Commençons par rappeler une chose  : une commune n’est pas légalement obligée de mettre en place un service de restauration scolaire. Dans les faits, on constate que la très grande majorité des communes le mettent en place. Dans certaines communes cependant, si le service de restauration est bel et bien proposé, il ne l’est pas pour tous.

Dans beaucoup de communes du département, les enfants dont les parents ne peuvent justifier d’un emploi ne sont pas accueillis à la cantine. Autrement dit, les communes ne souhaitent pas se donner les moyens d’accueillir tous les enfants qu’elles scolarisent au sein de leur service de restauration. Quel critère discriminant choisissent-elles  ? La disponibilité d’un parent. Quand les deux parents sont disponibles, c’est encore mieux  ! On pourrait également le dire ainsi  : quand un parent est au chômage, c’est bien, quand ce sont les deux, c’est encore mieux !

L’État voudrait donc nous faire croire qu’il se préoccupe de l’intérêt des enfants en réajustant les temps d’apprentissage alors que dans le même temps, il laisse certaines communes exclure d’un « temps périscolaire  » certains enfants dont les parents connaissent une période difficile (nous savons bien sûr que certains parents font le choix de récupérer leur enfant à midi, notre propos est bien de parler de ceux qui ne l’ont pas, le choix !). Et tout en prétendant œuvrer pour une école qui lutterait contre les inégalités sociales. Bien sûr, et nous l’avons rappelé, les communes ne sont pas dans l’illégalité quand elles sélectionnent les enfants accueillis à la cantine. Il n’est pour autant pas interdit d’agir autrement.

Ainsi certaines communes ont quant à elles misé sur une plus grande justice sociale et ont choisi de tout faire pour permettre à tous les enfants de bénéficier d’un repas équilibré le midi.

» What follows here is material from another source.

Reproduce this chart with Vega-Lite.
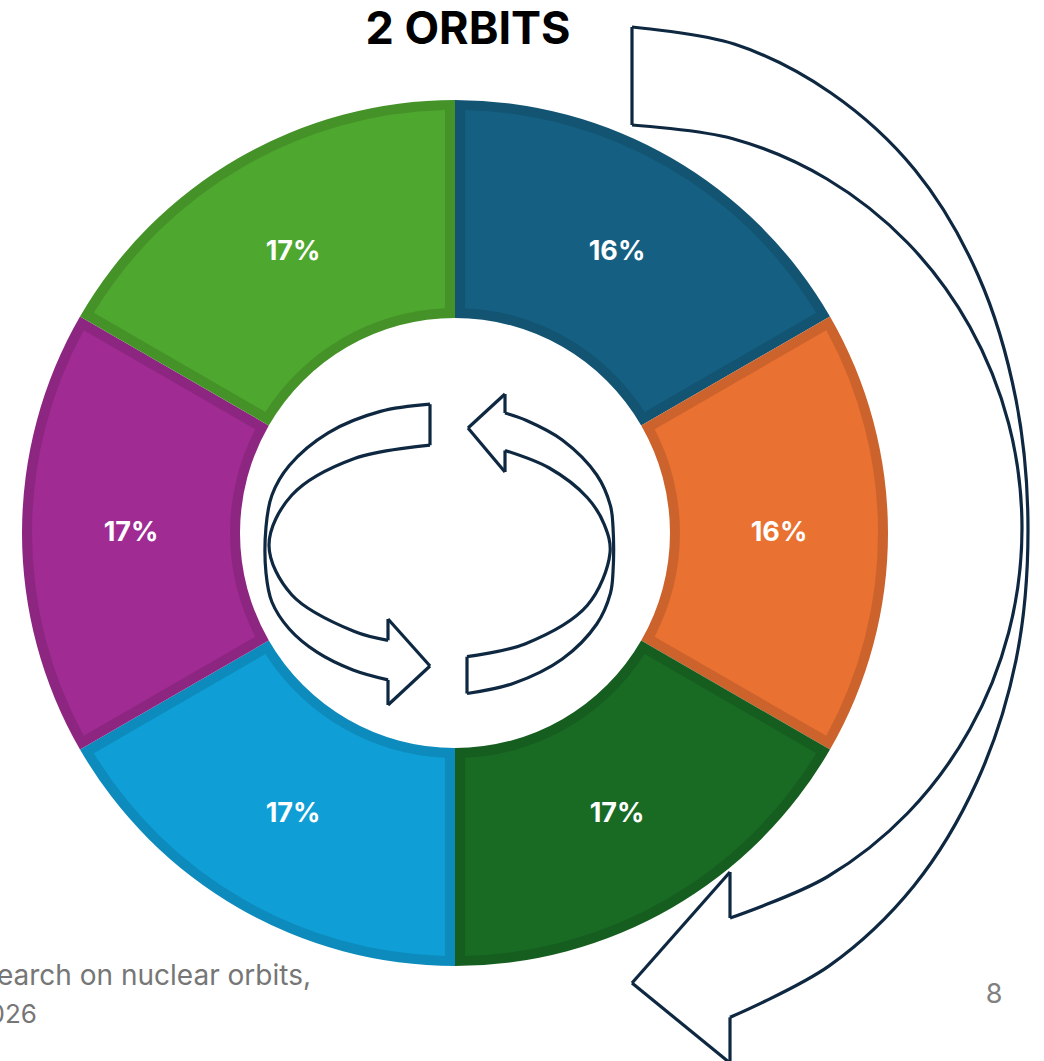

Certaines communes ont choisi de ne pas accabler des parents qui , connaissant déjà une période difficile d’un point de vue professionnel, n’ont pas besoin, en plus, de voir leurs enfants payer la note en étant exclus de la cantine.

Certaines communes ont choisi de ne pas « dire » à des enfants : « Oui, nous organisons un service de restauration mais toi tu vas rentrer à la maison car tes parents ne travaillent pas  ! Ils ne font rien de la journée, ils peuvent bien venir te récupérer et te préparer à manger. La société les assiste déjà assez comme ça ! Quoi  ? Tu aimerais bien rester avec tes petits camarades le midi car tu as l’impression de rater plein de choses ? Tu as envie de jouer avec tes copains et copines  ? Allez file avant que je t’interdise de mettre les pieds à la garderie ! Mais n’oublie pas pour autant de bien travailler en classe. C’est important ! ».

Tout cela remet en perspectives l’attribution aux communes de nouvelles responsabilités éducatives. Pour se convaincre du fait que l’État est le seul à pouvoir garantir la même qualité d’éducation et d’encadrement à tous les enfants scolarisés sur le territoire, on pourrait s’amuser à comparer les bibliothèques-médiathèques de nos communes. Ou bien le budget alloué aux éclairages de Noël.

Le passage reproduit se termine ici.